Numerous other food companies, meanwhile, had introduced “ranch style” dressing mixes, and subsequently bottled dressings to compete. Lawsuits and copyright challenges followed for a while. But finally, ranch dressing in all its variations remains super plentiful in the market, as I witnessed this morning. Hidden Valley, who calls its products “The Original Ranch,” remains among the contenders, but with a minority of the ranch dressings offered.


In addition to bottled dressing,  Hidden Valley’s powdered dressing mix remains available. And by the way, monosodium glutamate is its first-listed ingredient.


That’s a long introduction but, hey, that’s the commercial food biz. How about making Ranch Dressing at home from scratch?
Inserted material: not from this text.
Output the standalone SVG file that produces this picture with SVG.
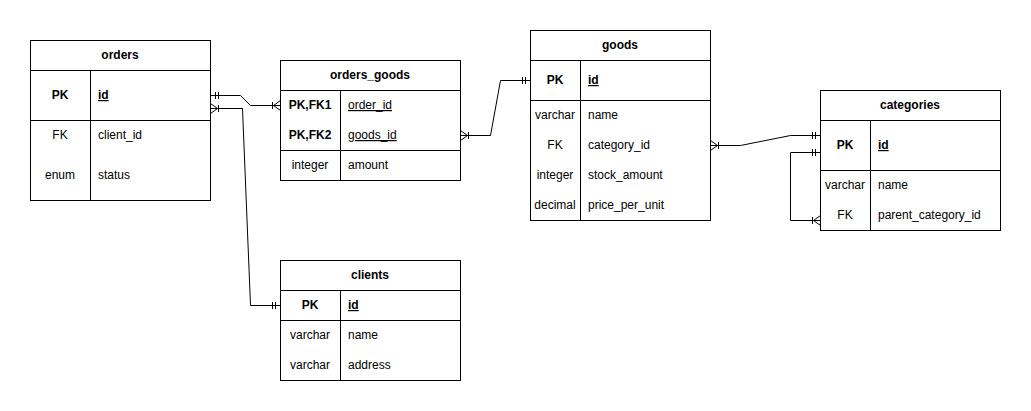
<svg xmlns="http://www.w3.org/2000/svg" width="1031" height="411" viewBox="0 0 1031 411">
<style>
.box{fill:#fff;stroke:#000;stroke-width:1}
.ln{stroke:#000;stroke-width:1;fill:none}
text{font-family:"Liberation Sans",Arial,Helvetica,sans-serif;font-size:12px;fill:#000}
.h{font-weight:bold;text-anchor:middle}
.k{text-anchor:middle}
.kb{text-anchor:middle;font-weight:bold}
.pk{font-weight:bold;text-decoration:underline}
.u{text-decoration:underline}
.c{stroke:#000;stroke-width:1;fill:none}
</style>
<defs>
<marker id="one" markerWidth="12" markerHeight="12" refX="10" refY="5" orient="auto-start-reverse" markerUnits="userSpaceOnUse" overflow="visible">
<path d="M5,1.5 L5,8.5 M2,1.5 L2,8.5" stroke="#000" stroke-width="1" fill="none"/>
</marker>
<marker id="many" markerWidth="12" markerHeight="12" refX="10" refY="5" orient="auto-start-reverse" markerUnits="userSpaceOnUse" overflow="visible">
<path d="M10,0 L3,5 L10,10 M2,1.5 L2,8.5" stroke="#000" stroke-width="1" fill="none"/>
</marker>
</defs>
<rect width="1031" height="411" fill="#fff"/>

<g id="orders">
<rect class="box" x="30.5" y="40.5" width="180" height="160"/>
<path class="ln" d="M30.5,70.5 H210.5 M30.5,120.5 H210.5 M90.5,70.5 V200.5"/>
<text class="h" x="120" y="59">orders</text>
<text class="kb" x="60" y="99">PK</text>
<text class="pk" x="98" y="99">id</text>
<text class="k" x="60" y="139">FK</text>
<text x="98" y="139">client_id</text>
<text class="k" x="60" y="179">enum</text>
<text x="98" y="179">status</text>
</g>

<g id="orders_goods">
<rect class="box" x="280.5" y="60.5" width="180" height="120"/>
<path class="ln" d="M280.5,90.5 H460.5 M280.5,150.5 H460.5 M340.5,90.5 V180.5"/>
<text class="h" x="370" y="79">orders_goods</text>
<text class="kb" x="310" y="109">PK,FK1</text>
<text class="u" x="348" y="109">order_id</text>
<text class="kb" x="310" y="139">PK,FK2</text>
<text class="u" x="348" y="139">goods_id</text>
<text class="k" x="310" y="169">integer</text>
<text x="348" y="169">amount</text>
</g>

<g id="goods">
<rect class="box" x="530.5" y="30.5" width="180" height="190"/>
<path class="ln" d="M530.5,60.5 H710.5 M530.5,100.5 H710.5 M580.5,60.5 V220.5"/>
<text class="h" x="620" y="49">goods</text>
<text class="kb" x="555" y="84">PK</text>
<text class="pk" x="588" y="84">id</text>
<text class="k" x="555" y="119">varchar</text>
<text x="588" y="119">name</text>
<text class="k" x="555" y="149">FK</text>
<text x="588" y="149">category_id</text>
<text class="k" x="555" y="179">integer</text>
<text x="588" y="179">stock_amount</text>
<text class="k" x="555" y="209">decimal</text>
<text x="588" y="209">price_per_unit</text>
</g>

<g id="categories">
<rect class="box" x="820.5" y="90.5" width="180" height="140"/>
<path class="ln" d="M820.5,120.5 H1000.5 M820.5,170.5 H1000.5 M870.5,120.5 V230.5"/>
<text class="h" x="910" y="109">categories</text>
<text class="kb" x="845" y="149">PK</text>
<text class="pk" x="878" y="149">id</text>
<text class="k" x="845" y="189">varchar</text>
<text x="878" y="189">name</text>
<text class="k" x="845" y="219">FK</text>
<text x="878" y="219">parent_category_id</text>
</g>

<g id="clients">
<rect class="box" x="280.5" y="260.5" width="180" height="120"/>
<path class="ln" d="M280.5,290.5 H460.5 M280.5,320.5 H460.5 M340.5,290.5 V380.5"/>
<text class="h" x="370" y="279">clients</text>
<text class="kb" x="310" y="309">PK</text>
<text class="pk" x="348" y="309">id</text>
<text class="k" x="310" y="339">varchar</text>
<text x="348" y="339">name</text>
<text class="k" x="310" y="369">varchar</text>
<text x="348" y="369">address</text>
</g>

<g id="connectors">
<path class="c" d="M210.5,95.5 L240.5,95.5 L250.5,105.5 L280.5,105.5" marker-start="url(#one)" marker-end="url(#many)"/>
<path class="c" d="M210.5,108.5 L242.5,108.5 L250.5,305.5 L280.5,305.5" marker-start="url(#many)" marker-end="url(#one)"/>
<path class="c" d="M460.5,135.5 L490.5,135.5 L500.5,80.5 L530.5,80.5" marker-start="url(#many)" marker-end="url(#one)"/>
<path class="c" d="M710.5,145.5 L740.5,145.5 L790.5,135.5 L820.5,135.5" marker-start="url(#many)" marker-end="url(#one)"/>
<path class="c" d="M820.5,152.5 L790.5,152.5 L790.5,220.5 L820.5,220.5" marker-start="url(#one)" marker-end="url(#many)"/>
</g>
</svg>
In my view, homemade salad dressings are always better, to say nothing about fresher and less expensive, than commercial ones.


In this recipe I substitute readily available yogurt and a little sour cream for the original buttermilk. That old-fashioned product is rarely in home refrigerators now, and it’s generally only sold by the quart, which would be wasteful. Another accommodation, I substitute a green onion for the dried chives and onion that would have been used originally. For the dill, fresh is nice, but dried dill weed is easier to keep on hand, and would have been in the dry mixes that built Ranch dressing’s popularity. And rather than dry mustard powder, which few have on hand these days, I use Dijon or brown mustard. Finally, I don’t use MSG. That flavor enhancer, apparently, is typical in most bottled and dry versions of Ranch dressing.


The recipe makes somewhat over a pint. Store in a screw-capped jar in the refrigerator, and shake the jar before using the dressing.


1 cup yogurt, low-fat

3/4 cup mayonnaise

1/4 cup sour cream

1/4 cup water

1 teaspoon Dijon or brown (not yellow) mustard

1 thin green onion, white and green parts, roots removed

2 sprigs flat parsley, rinsed

1 small clove garlic

1 1/2 teaspoons salt

1 teaspoon sugar

1/2 teaspoon dry dill weed

1/2 teaspoon ground black pepper


In a large bowl, place the yogurt, mayonnaise, sour cream, water, and mustard.


On a cutting board, using a chef’s knife, finely mince the green onion and parsley. Put the garlic through a garlic press, or very finely mince it in with the green onion and parsley. Add these to the bowl. Add the salt, sugar, dry dill, and black pepper. Mix the dressing thoroughly with a whisk or fork. Hold for at least ten minutes before using, and mix it again.


The dressing can be stored in the refrigerator in a screw-capped jar for up to a week or two.


Use as a salad dressing, a dip for french fries, potato chips, or artichoke hearts. Or (as was done at the original Hidden Valley Ranch) drizzle it on grilled steaks or burgers.